Armando Frigo

Personal information
- Date of birth: 5 August 1917
- Place of birth: Clinton, Indiana, United States
- Date of death: 10 September 1943 (aged 26)
- Place of death: Crkvice, Nazi Croatia
- Position: Midfielder

Senior career*
- Years: Team / Apps / (Gls)
- 1934–1939: ACIVI Vicenza / 92 / (36)
- 1939–1942: Fiorentina / 46 / (7)
- 1942–1943: Spezia / 6 / (0)

= Armando Frigo =

Italian-American soccer player (1917–1943)

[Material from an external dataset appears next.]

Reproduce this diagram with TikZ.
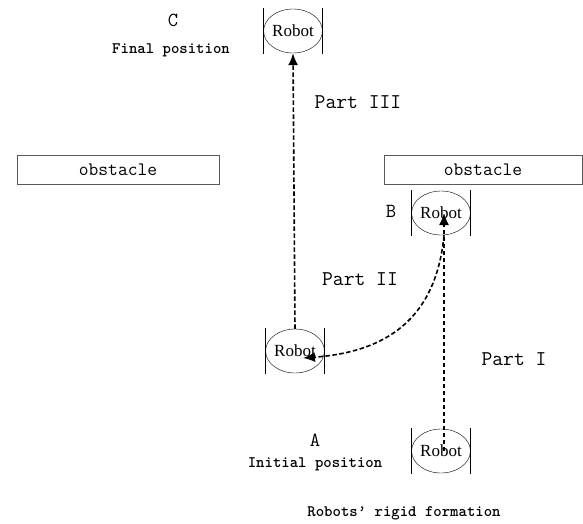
\documentclass[tikz,border=0pt]{standalone}
\usepackage{fontspec}
\setmainfont{Liberation Serif}
\usetikzlibrary{shapes.geometric,arrows.meta}

\begin{document}
\begin{tikzpicture}[x=1pt,y=-1pt,
  robot/.style={draw,ellipse,minimum width=57pt,minimum height=44pt,inner sep=0pt,
    font=\fontsize{17}{17}\selectfont},
  bar/.style={line width=1.4pt},
  obstacle/.style={draw=black!65,minimum height=29pt,inner sep=0pt,
    font=\ttfamily\fontsize{19}{20}\selectfont},
  route/.style={dashed,dash pattern=on 4.5pt off 2.5pt,line width=1.6pt,
    -{Latex[length=12pt,width=10pt]}},
  part/.style={font=\ttfamily\fontsize{21}{22}\selectfont},
  letter/.style={font=\ttfamily\fontsize{20}{20}\selectfont},
  caption/.style={font=\ttfamily\bfseries\fontsize{16}{18}\selectfont}]
\useasboundingbox (0,0) rectangle (583,523);

% Obstacles
\node[obstacle,minimum width=202pt] (obsL) at (118,169.5) {obstacle};
\node[obstacle,minimum width=198pt] (obsR) at (483,169.5) {obstacle};

% Robots
\node[robot] (robotC) at (293,31) {Robot};
\node[robot] (robotB) at (441,213) {Robot};
\node[robot] (robotM) at (295,351) {Robot};
\node[robot] (robotA) at (441,451) {Robot};
\foreach \r in {robotA,robotB,robotC,robotM}{
  \draw[bar] ([yshift=23pt]\r.west) -- ([yshift=-23pt]\r.west);
  \draw[bar] ([yshift=23pt]\r.east) -- ([yshift=-23pt]\r.east);
}

% Paths
\draw[route] ([xshift=3pt]robotA.center) -- ([xshift=3pt]robotB.center);
\draw[route] ([xshift=3pt]robotB.south) .. controls (436,320) and (385,352) .. ([shift={(8,7)}]robotM.center);
\draw[route] (robotM.north) -- (robotC.south);

% Labels
\node[part] (p3) at (358,102) {Part III};
\node[part] (p2) at (360,279) {Part II};
\node[part] (p1) at (514,359) {Part I};
\node[letter] (lblC) at (173,20) {C};
\node[caption] (finalpos) at (171,50) {Final position};
\node[letter] (lblB) at (391,211) {B};
\node[letter] (lblA) at (315,440) {A};
\node[caption] (initpos) at (315,464) {Initial position};
\node[caption] (formation) at (404,513) {Robots’ rigid formation};
\end{tikzpicture}
\end{document}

Armando Frigo (5 August 1917 – 10 September 1943) was an Italian-American football (soccer) player who played as a midfielder. He was known as the second American-born player after Alfonso Negro to have played in Serie A.

==Early life==
Frigo was born in Clinton, Indiana, to Italian parents. When he was eight, his family decided to relocate to Vicenza, where he grew up.

==Football career==
Frigo started with his hometown team Vicenza in Serie C. He was transferred to Fiorentina for the 1937–39 season, where he played 21 games and scored five goals. He went on to play a total of 46 games and scored seven goals. At the end of the 1941–42 season, he moved on to play for Spezia in Serie B.

==Death==
Armando Frigo served as a second lieutenant in the Italian Army infantry during World War II. When Italy entered civil war following the armistice with the Allies, he joined the partisans. In September 1943, he was captured by the Nazis near the town of Crkvice and shot to death. In his wallet was found his Fiorentina membership card.